__The task__.
It is required that the lines from the top of the listing through the line with "(10,327) rectangle (956,505);" be reproduced exactly, excluding pictures.

__Provided data__.
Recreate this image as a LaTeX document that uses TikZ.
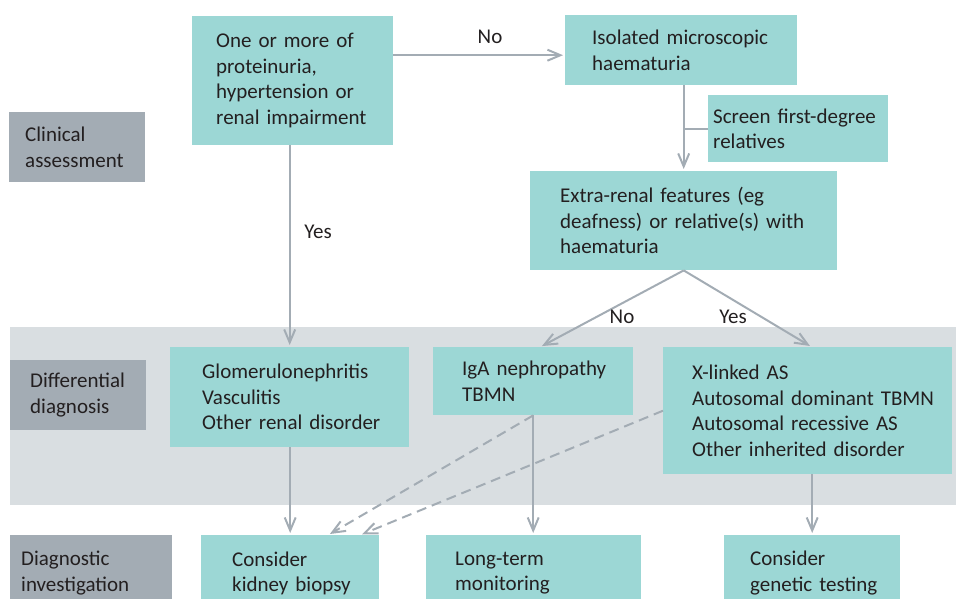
\documentclass[tikz,border=0pt]{standalone}
\usepackage{fontspec}
\setmainfont{Carlito}
\usetikzlibrary{arrows.meta}

\definecolor{boxteal}{HTML}{9CD7D5}
\definecolor{stagegray}{HTML}{A3ACB4}
\definecolor{bandgray}{HTML}{D9DEE1}
\definecolor{arrgray}{HTML}{A3ACB4}
\definecolor{txtgray}{HTML}{231F20}

\newcommand{\chartfont}{\fontsize{21pt}{25.5pt}\selectfont}

\tikzset{
  box/.style={fill=boxteal, anchor=north west, align=left, inner sep=0pt, text=txtgray},
  stage/.style={fill=stagegray, anchor=north west, align=left, inner sep=0pt, text=txtgray},
  pad/.style={execute at begin node={\leftskip=#1\relax}},
  lbl/.style={text=txtgray},
  line/.style={draw=arrgray, line width=2pt},
  arr/.style={line, shorten >=2pt, -{Straight Barb[length=13pt,width=11pt]}},
  darr/.style={arr, dash pattern=on 10pt off 6pt}
}

\begin{document}
\begin{tikzpicture}[x=1pt, y=-1pt, font=\chartfont]
  \useasboundingbox (0,0) rectangle (956,598);

  % band behind the differential diagnosis row
  \fill[bandgray] (10,327) rectangle (956,505);

  % stages
  \node[stage, text width=136pt, minimum height=70pt, pad=16pt] (clinical) at (9,112) {Clinical\\assessment};
  \node[stage, text width=136pt, minimum height=70pt, pad=20pt] (differential) at (10,360) {Differential\\diagnosis};
  \node[stage, text width=162pt, minimum height=76pt, pad=11pt] (investigation) at (10,535) {Diagnostic\\investigation};

  % clinical assessment
  \node[box, text width=201pt, minimum height=129pt, pad=24pt] (symptoms) at (192,16) {One or more of\\proteinuria,\\hypertension or\\renal impairment};
  \node[box, text width=232pt, minimum height=70pt, pad=27pt] (isolated) at (565,15) {Isolated microscopic\\haematuria};
  \node[box, text width=180pt, minimum height=67pt, pad=5pt] (screen) at (708,95) {Screen first-degree\\relatives};
  \node[box, text width=307pt, minimum height=99pt, pad=30pt] (features) at (530,171) {Extra-renal features (eg\\deafness) or relative(s) with\\haematuria};

  % differential diagnosis
  \node[box, text width=239pt, minimum height=100pt, pad=32pt] (glomerular) at (170,347) {Glomerulonephritis\\Vasculitis\\Other renal disorder};
  \node[box, text width=200pt, minimum height=68pt, pad=29pt] (iga) at (433,347) {IgA nephropathy\\TBMN};
  \node[box, text width=289pt, minimum height=127pt, pad=29pt] (inherited) at (663,347) {X-linked AS\\Autosomal dominant TBMN\\Autosomal recessive AS\\Other inherited disorder};

  % diagnostic investigation
  \node[box, text width=178pt, minimum height=76pt, pad=31pt] (biopsy) at (201,535) {Consider\\kidney biopsy};
  \node[box, text width=215pt, minimum height=76pt, pad=29pt] (monitor) at (426,535) {Long-term\\monitoring};
  \node[box, text width=176pt, minimum height=76pt, pad=26pt] (genetic) at (724,535) {Consider\\genetic testing};

  % connectors
  \coordinate (noend) at ([yshift=-5pt]isolated.west);
  \draw[arr] (symptoms.east |- noend) -- (noend);
  \draw[arr] (symptoms.south -| glomerular.north) -- (glomerular.north);
  \draw[arr] (isolated.south -| features.north) -- (features.north);
  \draw[line] (screen.west) -- (screen.west -| features.north);
  \draw[arr] (features.south) -- ([xshift=7pt]iga.north);
  \draw[arr] (features.south) -- ([xshift=4pt]inherited.north);
  \draw[arr] (glomerular.south -| biopsy.north) -- (biopsy.north);
  \draw[arr] (iga.south) -- (iga.south |- monitor.north);
  \draw[arr] (inherited.south -| genetic.north) -- (genetic.north);
  \draw[darr] (iga.south) -- ([xshift=38pt]biopsy.north);
  \draw[darr] (inherited.west) -- ([xshift=70pt]biopsy.north);

  \node[lbl] (no1) at (490,37) {No};
  \node[lbl] (yes1) at (318,232) {Yes};
  \node[lbl] (no2) at (622,317) {No};
  \node[lbl] (yes2) at (733,317) {Yes};
\end{tikzpicture}
\end{document}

__Result for this exercise__.
Recreate this image as a LaTeX document that uses TikZ.
\documentclass[tikz,border=0pt]{standalone}
\usepackage{fontspec}
\setmainfont{Carlito}
\usetikzlibrary{arrows.meta}

\definecolor{boxteal}{HTML}{9CD7D5}
\definecolor{stagegray}{HTML}{A3ACB4}
\definecolor{bandgray}{HTML}{D9DEE1}
\definecolor{arrgray}{HTML}{A3ACB4}
\definecolor{txtgray}{HTML}{231F20}

\newcommand{\chartfont}{\fontsize{21pt}{25.5pt}\selectfont}

\tikzset{
  box/.style={fill=boxteal, anchor=north west, align=left, inner sep=0pt, text=txtgray},
  stage/.style={fill=stagegray, anchor=north west, align=left, inner sep=0pt, text=txtgray},
  pad/.style={execute at begin node={\leftskip=#1\relax}},
  lbl/.style={text=txtgray},
  line/.style={draw=arrgray, line width=2pt},
  arr/.style={line, shorten >=2pt, -{Straight Barb[length=13pt,width=11pt]}},
  darr/.style={arr, dash pattern=on 10pt off 6pt}
}

\begin{document}
\begin{tikzpicture}[x=1pt, y=-1pt, font=\chartfont]
  \useasboundingbox (0,0) rectangle (956,598);

  % band behind the differential diagnosis row
  \fill[bandgray] (10,327) rectangle (956,505);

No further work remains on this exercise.